On Oct 24, 2011, at 3:37 PM, Wen Jiang wrote:

> Hi guys,
> 
> I reported this problem a few days ago but I still cannot get it fixed. Right now I am learning how to debug the parallel code. And I just want to get some suggestions before I figure out how the debugger works.
> 
> This is just a big run of my own fem code, which has almost the same structure as the ex3 in ksp examples. This code ( the largest dof I used is around 65,000 ) is running totally fine on one compute node with any number of processes.  And the code with smaller dof ( less than 5000) is also working fine on more than one compute node.
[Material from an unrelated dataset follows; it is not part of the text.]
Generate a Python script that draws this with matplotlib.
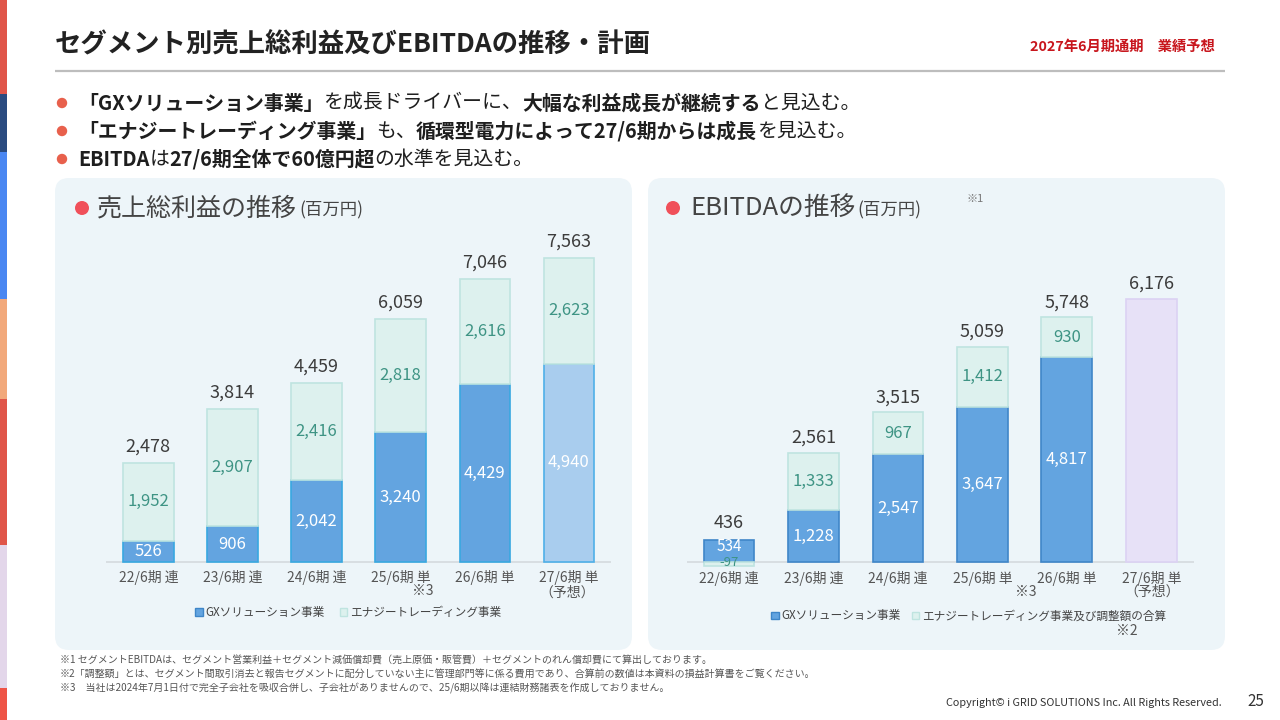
import matplotlib
matplotlib.use('Agg')
import matplotlib.pyplot as plt
from matplotlib.patches import FancyBboxPatch, Rectangle, Circle, Patch

plt.rcParams['font.family'] = ['Noto Sans CJK JP', 'DejaVu Sans']

W, H = 1280, 720

# ---------------- data ----------------
periods = ['22/6期 連', '23/6期 連', '24/6期 連', '25/6期 単', '26/6期 単', '27/6期 単']

gp_gx = [526, 906, 2042, 3240, 4429, 4940]
gp_energy = [1952, 2907, 2416, 2818, 2616, 2623]
gp_total = [2478, 3814, 4459, 6059, 7046, 7563]

eb_gx = [534, 1228, 2547, 3647, 4817]
eb_other = [-97, 1333, 967, 1412, 930]
eb_total = [436, 2561, 3515, 5059, 5748, 6176]

title = 'セグメント別売上総利益及びEBITDAの推移・計画'
header_note = '2027年6月期通期　業績予想'
bullet_lines = [
    [('「GXソリューション事業」', True), ('を成長ドライバーに、', False),
     ('大幅な利益成長が継続する', True), ('と見込む。', False)],
    [('「エナジートレーディング事業」', True), ('も、', False),
     ('循環型電力によって27/6期からは成長', True), ('を見込む。', False)],
    [('EBITDA', True), ('は', False), ('27/6期全体で60億円超', True), ('の水準を見込む。', False)],
]
left_title = '売上総利益の推移'
right_title = 'EBITDAの推移'
unit_label = '(百万円)'
left_legend = ['GXソリューション事業', 'エナジートレーディング事業']
right_legend = ['GXソリューション事業', 'エナジートレーディング事業及び調整額の合算']
forecast_note = '（予想）'
footnotes = [
    '※1 セグメントEBITDAは、セグメント営業利益＋セグメント減価償却費（売上原価・販管費）＋セグメントのれん償却費にて算出しております。',
    '※2「調整額」とは、セグメント間取引消去と報告セグメントに配分していない主に管理部門等に係る費用であり、合算前の数値は本資料の損益計算書をご覧ください。',
    '※3　当社は2024年7月1日付で完全子会社を吸収合併し、子会社がありませんので、25/6期以降は連結財務諸表を作成しておりません。',
]
copyright_text = 'Copyright© i GRID SOLUTIONS Inc. All Rights Reserved.'
page_no = '25'

# ---------------- styles ----------------
C_GX = '#63A4E0'
C_GX_EDGE = '#38A8E0'
C_GX_EDGE_R = '#3F86C8'
C_GX_FC = '#A9CDEE'
C_EN = '#DDF1EE'
C_EN_EDGE = '#BFE4E0'
C_FC_R = '#E7E1F7'
C_FC_R_EDGE = '#DCD2F3'
C_PANEL = '#EDF5F9'
C_TEAL = '#3E9484'
C_DARK = '#3C3C3C'
C_TICK = '#555555'

fig = plt.figure(figsize=(12.8, 7.2), dpi=100)
fig.patch.set_facecolor('white')
bg = fig.add_axes([0, 0, 1, 1])
bg.set_xlim(0, W)
bg.set_ylim(H, 0)
bg.set_axis_off()
renderer = fig.canvas.get_renderer()

# left stripe
stripe = [(0, 94, '#E05549'), (94, 152, '#2A4B80'), (152, 299, '#4A87F2'),
          (299, 399, '#F2A97B'), (399, 545, '#E05549'), (545, 688, '#E3D6EA'),
          (688, 720, '#EE5446')]
for y0, y1, c in stripe:
    bg.add_patch(Rectangle((0, y0), 7, y1 - y0, facecolor=c, edgecolor='none'))

# title & header
bg.text(55, 45, title, fontsize=19, fontweight='bold', color='#222222', ha='left', va='center')
bg.text(1215, 47, header_note, fontsize=10.3, fontweight='bold', color='#C8161D', ha='right', va='center')
bg.plot([55, 1225], [71, 71], color='#BDBDBD', lw=1.6, solid_capstyle='butt')

# bullets
def runs(x, y, parts, size, color, va='center'):
    for txt, bold in parts:
        t = bg.text(x, y, txt, fontsize=size, fontweight='bold' if bold else 'normal',
                    color=color, ha='left', va=va)
        x += t.get_window_extent(renderer).width
    return x

for i, parts in enumerate(bullet_lines):
    y = 103 + 28 * i
    bg.add_patch(Circle((62, y), 5.2, facecolor='#E8604C', edgecolor='none'))
    runs(78, y, parts, 14.3, '#1E1E1E')

# panels
for x0, x1 in [(55, 632), (648, 1225)]:
    bg.add_patch(FancyBboxPatch((x0, 178), x1 - x0, 472,
                                boxstyle='round,pad=0,rounding_size=14',
                                facecolor=C_PANEL, edgecolor='none'))

# panel titles
bg.add_patch(Circle((82, 208), 7, facecolor='#F0505A', edgecolor='none'))
xl = runs(97, 215, [(left_title, False)], 18, '#444444', va='baseline')
bg.text(xl + 2, 215, unit_label, fontsize=12.5, color='#444444', ha='left', va='baseline')
bg.add_patch(Circle((673, 208), 7, facecolor='#F0505A', edgecolor='none'))
xe = runs(690, 215, [(right_title, False)], 18.5, '#444444', va='baseline')
bg.text(xe + 2, 215, unit_label, fontsize=12.5, color='#444444', ha='left', va='baseline')
bg.text(966, 199, '※1', fontsize=8, color='#777777', ha='left', va='center')

# footnotes
for i, fn in enumerate(footnotes):
    bg.text(60, 661 + 13.5 * i, fn, fontsize=7.2, color='#555555', ha='left', va='center')
bg.text(1222, 703, copyright_text, fontsize=7.8, color='#333333', ha='right', va='center')
bg.text(1256, 701, page_no, fontsize=11, color='#333333', ha='center', va='center')


def px_axes(x0, y0, x1, y1):
    ax = fig.add_axes([x0 / W, 1 - y1 / H, (x1 - x0) / W, (y1 - y0) / H])
    ax.set_axis_off()
    ax.set_xlim(-0.5, 5.5)
    return ax

BW = 0.6
xs = list(range(len(periods)))

# ---------------- left chart ----------------
axL = px_axes(106.3, 230, 610.9, 600)
axL.set_ylim(-936.9, 8258)
axL.axhline(0, color='#D6DCE0', lw=1.3, zorder=1)
gx_fc = [C_GX] * 5 + [C_GX_FC]
gx_ec = [C_GX_EDGE] * 5 + ['#4FB0E8']
axL.bar(xs, gp_gx, BW, color=gx_fc, edgecolor=gx_ec, linewidth=1.2, zorder=2)
axL.bar(xs, gp_energy, BW, bottom=gp_gx, color=C_EN, edgecolor=C_EN_EDGE, linewidth=1.2, zorder=2)
for i in xs:
    axL.text(i, gp_gx[i] / 2, f'{gp_gx[i]:,}', ha='center', va='center', fontsize=12, color='white', zorder=3)
    axL.text(i, gp_gx[i] + gp_energy[i] / 2, f'{gp_energy[i]:,}', ha='center', va='center',
             fontsize=12, color=C_TEAL, zorder=3)
    axL.annotate(f'{gp_total[i]:,}', xy=(i, gp_total[i]), xytext=(0, 16), textcoords='offset pixels',
                 ha='center', va='center', fontsize=13, color=C_DARK)
    axL.annotate(periods[i], xy=(i, 0), xytext=(0, -15.5), textcoords='offset pixels',
                 ha='center', va='center', fontsize=10, color=C_TICK)
axL.annotate('※3', xy=(3, 0), xytext=(22, -29), textcoords='offset pixels',
             ha='center', va='center', fontsize=10, color=C_TICK)
axL.annotate(forecast_note, xy=(5, 0), xytext=(-2, -30.5), textcoords='offset pixels',
             ha='center', va='center', fontsize=10, color=C_TICK)

fig.legend([Patch(facecolor=C_GX, edgecolor=C_GX_EDGE_R), Patch(facecolor=C_EN, edgecolor=C_EN_EDGE)],
           left_legend, loc='center', bbox_to_anchor=(348 / W, 1 - 612.5 / H), ncol=2, frameon=False,
           fontsize=8.4, handlelength=0.65, handleheight=0.65, handletextpad=0.2, columnspacing=1.3,
           labelcolor='#444444', borderpad=0)

# ---------------- right chart ----------------
axR = px_axes(686.8, 230, 1193.5, 600)
axR.set_ylim(-884.4, 7795)
axR.axhline(0, color='#D6DCE0', lw=1.3, zorder=1)
n = len(eb_gx)
axR.bar(xs[:n], eb_gx, BW, color=C_GX, edgecolor=C_GX_EDGE_R, linewidth=1.2, zorder=2)
other_bottom = [g if o > 0 else 0 for g, o in zip(eb_gx, eb_other)]
axR.bar(xs[:n], eb_other, BW, bottom=other_bottom, color=C_EN, edgecolor=C_EN_EDGE, linewidth=1.2, zorder=2)
axR.bar(xs[n:], eb_total[n:], BW, color=C_FC_R, edgecolor=C_FC_R_EDGE, linewidth=1.2, zorder=2)
for i in xs:
    if i < n:
        if eb_other[i] < 0:
            # small first bar: separate the two labels slightly
            axR.annotate(f'{eb_gx[i]:,}', xy=(i, eb_gx[i] / 2), xytext=(0, 4.5), textcoords='offset pixels',
                         ha='center', va='center', fontsize=11, color='white', zorder=3)
            axR.annotate(f'{eb_other[i]:,}', xy=(i, eb_other[i] / 2), xytext=(0, 2), textcoords='offset pixels',
                         ha='center', va='center', fontsize=9.5, color=C_TEAL, zorder=3)
        else:
            axR.text(i, eb_gx[i] / 2, f'{eb_gx[i]:,}', ha='center', va='center', fontsize=12,
                     color='white', zorder=3)
            axR.text(i, other_bottom[i] + eb_other[i] / 2, f'{eb_other[i]:,}', ha='center', va='center',
                     fontsize=12, color=C_TEAL, zorder=3)
        top = max(eb_total[i], eb_gx[i])
    else:
        top = eb_total[i]
    axR.annotate(f'{eb_total[i]:,}', xy=(i, top), xytext=(0, 15 if i else 17), textcoords='offset pixels',
                 ha='center', va='center', fontsize=13, color=C_DARK)
    axR.annotate(periods[i], xy=(i, 0), xytext=(0, -16.5), textcoords='offset pixels',
                 ha='center', va='center', fontsize=10, color=C_TICK)
axR.annotate('※3', xy=(3, 0), xytext=(43, -29.5), textcoords='offset pixels',
             ha='center', va='center', fontsize=10, color=C_TICK)
axR.annotate(forecast_note, xy=(5, 0), xytext=(1, -29.5), textcoords='offset pixels',
             ha='center', va='center', fontsize=10, color=C_TICK)

fig.legend([Patch(facecolor=C_GX, edgecolor=C_GX_EDGE_R), Patch(facecolor=C_EN, edgecolor=C_EN_EDGE)],
           right_legend, loc='center', bbox_to_anchor=(968.5 / W, 1 - 616 / H), ncol=2, frameon=False,
           fontsize=8.4, handlelength=0.65, handleheight=0.65, handletextpad=0.2, columnspacing=1.0,
           labelcolor='#444444', borderpad=0)
bg.text(1127, 631, '※2', fontsize=10, color=C_TICK, ha='center', va='center')

fig.savefig('out.png', dpi=100, facecolor='white')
However, I am encountering a problem when I tries to run a large job ( for example, dof = 10,000 ) on two compute nodes. 
> 
> The problem is that my code will get stuck at the MatAssemblyEnd() stage. I use the option -info to print information about the code and find that only some of the processes gives the MatAssemblyEnd_SeqAIJ() information and thus the code gets stuck there.
> 
> I have several questions here,
> 
> 1. In ex3, the comments said that the matrix is intentionally laid out across processors differently from the way it is assembled. As far as I understand, this means that the MatSetValues() will insert the values to different processors.( am I correct?). Since generating the entries on the 'wrong' process is expensive, I am just wondering whether there is a better way to do it especially for the assembly the global stiffness matrix in FEM. ( In my code, the MatSetValues will add a 64 by 64 element stiffness matrix every time )
> 
> 2. Since my code (dofs around 10,000 ) is working fine on single node but get stuck on two nodes, I am guessing that might be due to the large chuck of data which needs to be communicated between different nodes in the stage of MatAssembly ? Will the data communication be slower between different nodes than within single node?  

   Absolutely. You want to generate most of the matrix entries on the process where they will be stored. You also need to make sure you've done the correct matrix preallocation: http://www.mcs.anl.gov/petsc/petsc-as/documentation/faq.html#efficient-assembly 
Working for small problem and taking "forever" for larger problem is a sign of bad preallocation or too much data computed on the wrong process.

   Also run the smaller problem with valgrind http://www.mcs.anl.gov/petsc/petsc-as/documentation/faq.html#valgrind to make sure there are no memory corruption problems that are slipping by on the small mesh but causing problems on the large.

    Also run the small problem and check for correct memory preallocation; if it is wrong for the small problem it will be wrong for the large.

  Barry

> 
> I appreciate any of your suggestion and I will also keep working on the debugging. 
> 
> Thanks,
> Wen